= TASK TO COMPLETE =
Give the listing again exactly, omitting its images.
──────── GIVEN MATERIAL ────────
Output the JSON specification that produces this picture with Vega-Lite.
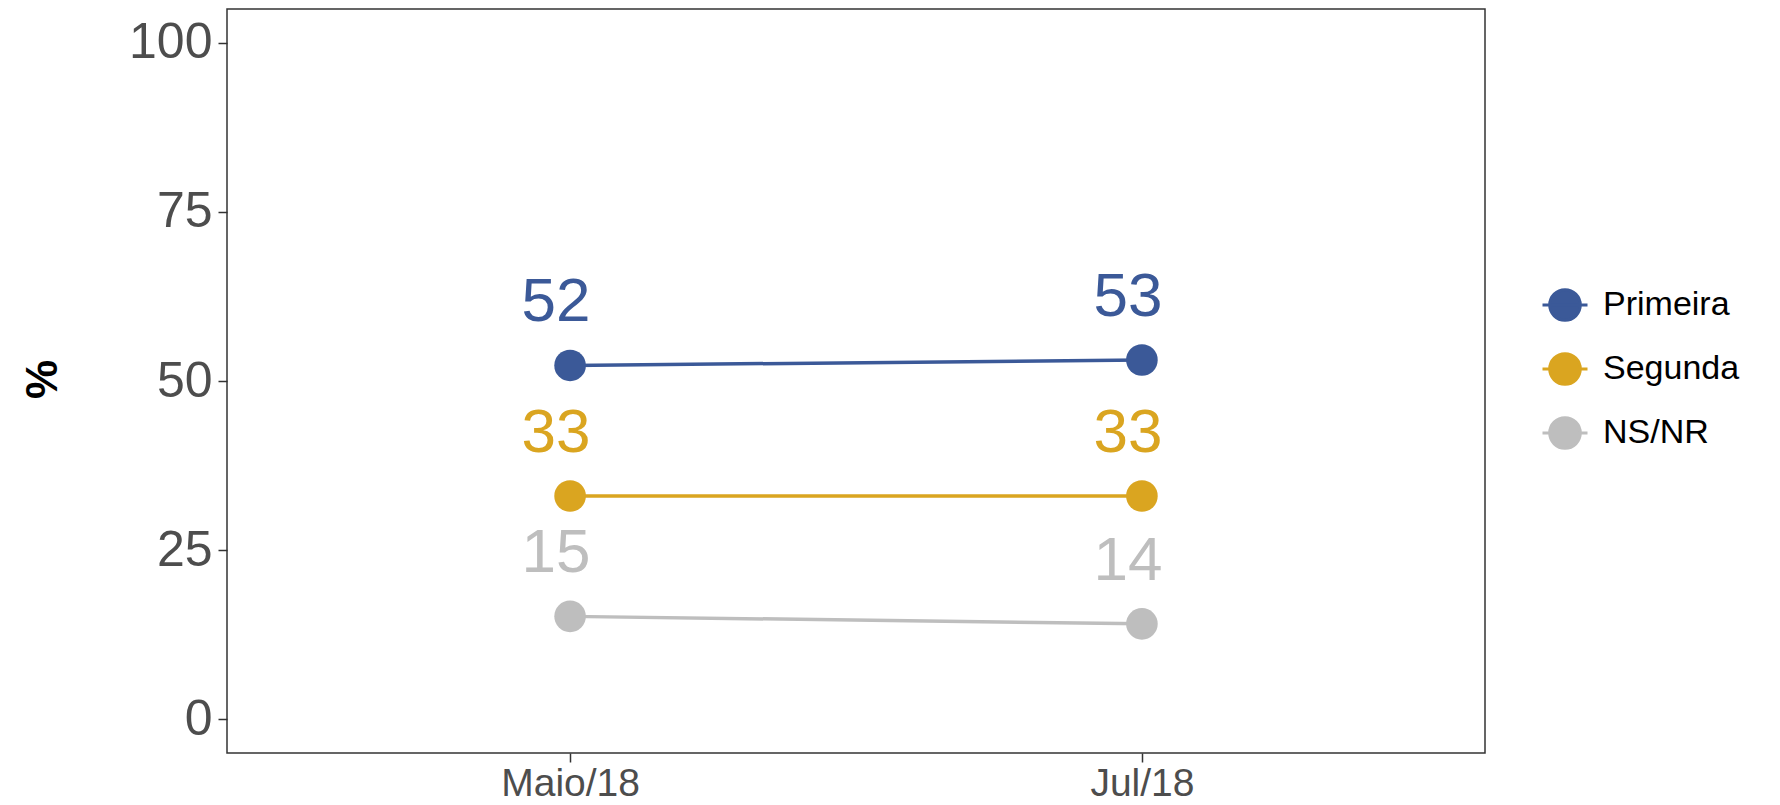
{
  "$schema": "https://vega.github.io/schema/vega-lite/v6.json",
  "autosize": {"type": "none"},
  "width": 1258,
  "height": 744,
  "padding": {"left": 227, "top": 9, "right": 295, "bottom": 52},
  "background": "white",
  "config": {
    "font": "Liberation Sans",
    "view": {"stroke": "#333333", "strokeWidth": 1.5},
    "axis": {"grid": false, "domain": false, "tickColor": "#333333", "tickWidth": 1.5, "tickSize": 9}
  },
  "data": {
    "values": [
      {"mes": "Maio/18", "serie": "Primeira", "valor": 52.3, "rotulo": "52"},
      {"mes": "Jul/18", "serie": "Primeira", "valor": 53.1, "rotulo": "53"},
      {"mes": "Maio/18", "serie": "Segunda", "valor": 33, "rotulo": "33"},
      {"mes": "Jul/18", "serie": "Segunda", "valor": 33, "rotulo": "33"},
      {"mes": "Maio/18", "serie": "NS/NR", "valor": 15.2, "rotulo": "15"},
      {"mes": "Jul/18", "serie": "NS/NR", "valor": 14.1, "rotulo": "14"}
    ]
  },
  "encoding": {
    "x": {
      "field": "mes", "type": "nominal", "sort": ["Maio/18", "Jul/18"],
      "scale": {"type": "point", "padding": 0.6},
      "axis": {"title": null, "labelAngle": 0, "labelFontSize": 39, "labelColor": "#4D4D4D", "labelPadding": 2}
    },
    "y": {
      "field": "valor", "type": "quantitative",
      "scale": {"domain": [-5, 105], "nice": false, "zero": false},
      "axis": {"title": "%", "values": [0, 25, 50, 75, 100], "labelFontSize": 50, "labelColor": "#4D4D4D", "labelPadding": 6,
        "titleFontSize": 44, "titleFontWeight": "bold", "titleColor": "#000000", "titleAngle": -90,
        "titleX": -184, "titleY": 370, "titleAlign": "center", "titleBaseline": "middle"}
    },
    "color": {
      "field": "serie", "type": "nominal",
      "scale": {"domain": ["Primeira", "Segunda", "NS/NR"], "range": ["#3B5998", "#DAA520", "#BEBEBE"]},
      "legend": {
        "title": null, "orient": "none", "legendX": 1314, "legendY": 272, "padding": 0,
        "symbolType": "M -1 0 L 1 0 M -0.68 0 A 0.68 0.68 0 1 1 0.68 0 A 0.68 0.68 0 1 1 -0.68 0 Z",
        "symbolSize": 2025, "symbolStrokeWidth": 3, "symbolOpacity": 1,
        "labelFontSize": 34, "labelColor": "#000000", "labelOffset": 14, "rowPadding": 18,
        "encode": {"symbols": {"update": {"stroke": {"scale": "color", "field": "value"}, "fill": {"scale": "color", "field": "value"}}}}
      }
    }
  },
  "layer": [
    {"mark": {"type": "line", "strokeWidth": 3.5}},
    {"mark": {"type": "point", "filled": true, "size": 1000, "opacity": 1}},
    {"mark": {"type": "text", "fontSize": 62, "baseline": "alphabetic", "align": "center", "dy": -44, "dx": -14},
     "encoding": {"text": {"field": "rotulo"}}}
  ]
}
────────
= FINAL RESULT =
Output the JSON specification that produces this picture with Vega-Lite.
{
  "$schema": "https://vega.github.io/schema/vega-lite/v6.json",
  "autosize": {"type": "none"},
  "width": 1258,
  "height": 744,
  "padding": {"left": 227, "top": 9, "right": 295, "bottom": 52},
  "background": "white",
  "config": {
    "font": "Liberation Sans",
    "view": {"stroke": "#333333", "strokeWidth": 1.5},
    "axis": {"grid": false, "domain": false, "tickColor": "#333333", "tickWidth": 1.5, "tickSize": 9}
  },
  "data": {
    "values": [
      {"mes": "Maio/18", "serie": "Primeira", "valor": 52.3, "rotulo": "52"},
      {"mes": "Jul/18", "serie": "Primeira", "valor": 53.1, "rotulo": "53"},
      {"mes": "Maio/18", "serie": "Segunda", "valor": 33, "rotulo": "33"},
      {"mes": "Jul/18", "serie": "Segunda", "valor": 33, "rotulo": "33"},
      {"mes": "Maio/18", "serie": "NS/NR", "valor": 15.2, "rotulo": "15"},
      {"mes": "Jul/18", "serie": "NS/NR", "valor": 14.1, "rotulo": "14"}
    ]
  },
  "encoding": {
    "x": {
      "field": "mes", "type": "nominal", "sort": ["Maio/18", "Jul/18"],
      "scale": {"type": "point", "padding": 0.6},
      "axis": {"title": null, "labelAngle": 0, "labelFontSize": 39, "labelColor": "#4D4D4D", "labelPadding": 2}
    },
    "y": {
      "field": "valor", "type": "quantitative",
      "scale": {"domain": [-5, 105], "nice": false, "zero": false},
      "axis": {"title": "%", "values": [0, 25, 50, 75, 100], "labelFontSize": 50, "labelColor": "#4D4D4D", "labelPadding": 6,
        "titleFontSize": 44, "titleFontWeight": "bold", "titleColor": "#000000", "titleAngle": -90,
        "titleX": -184, "titleY": 370, "titleAlign": "center", "titleBaseline": "middle"}
    },
    "color": {
      "field": "serie", "type": "nominal",
      "scale": {"domain": ["Primeira", "Segunda", "NS/NR"], "range": ["#3B5998", "#DAA520", "#BEBEBE"]},
      "legend": {
        "title": null, "orient": "none", "legendX": 1314, "legendY": 272, "padding": 0,
        "symbolType": "M -1 0 L 1 0 M -0.68 0 A 0.68 0.68 0 1 1 0.68 0 A 0.68 0.68 0 1 1 -0.68 0 Z",
        "symbolSize": 2025, "symbolStrokeWidth": 3, "symbolOpacity": 1,
        "labelFontSize": 34, "labelColor": "#000000", "labelOffset": 14, "rowPadding": 18,
        "encode": {"symbols": {"update": {"stroke": {"scale": "color", "field": "value"}, "fill": {"scale": "color", "field": "value"}}}}
      }
    }
  },
  "layer": [
    {"mark": {"type": "line", "strokeWidth": 3.5}},
    {"mark": {"type": "point", "filled": true, "size": 1000, "opacity": 1}},
    {"mark": {"type": "text", "fontSize": 62, "baseline": "alphabetic", "align": "center", "dy": -44, "dx": -14},
     "encoding": {"text": {"field": "rotulo"}}}
  ]
}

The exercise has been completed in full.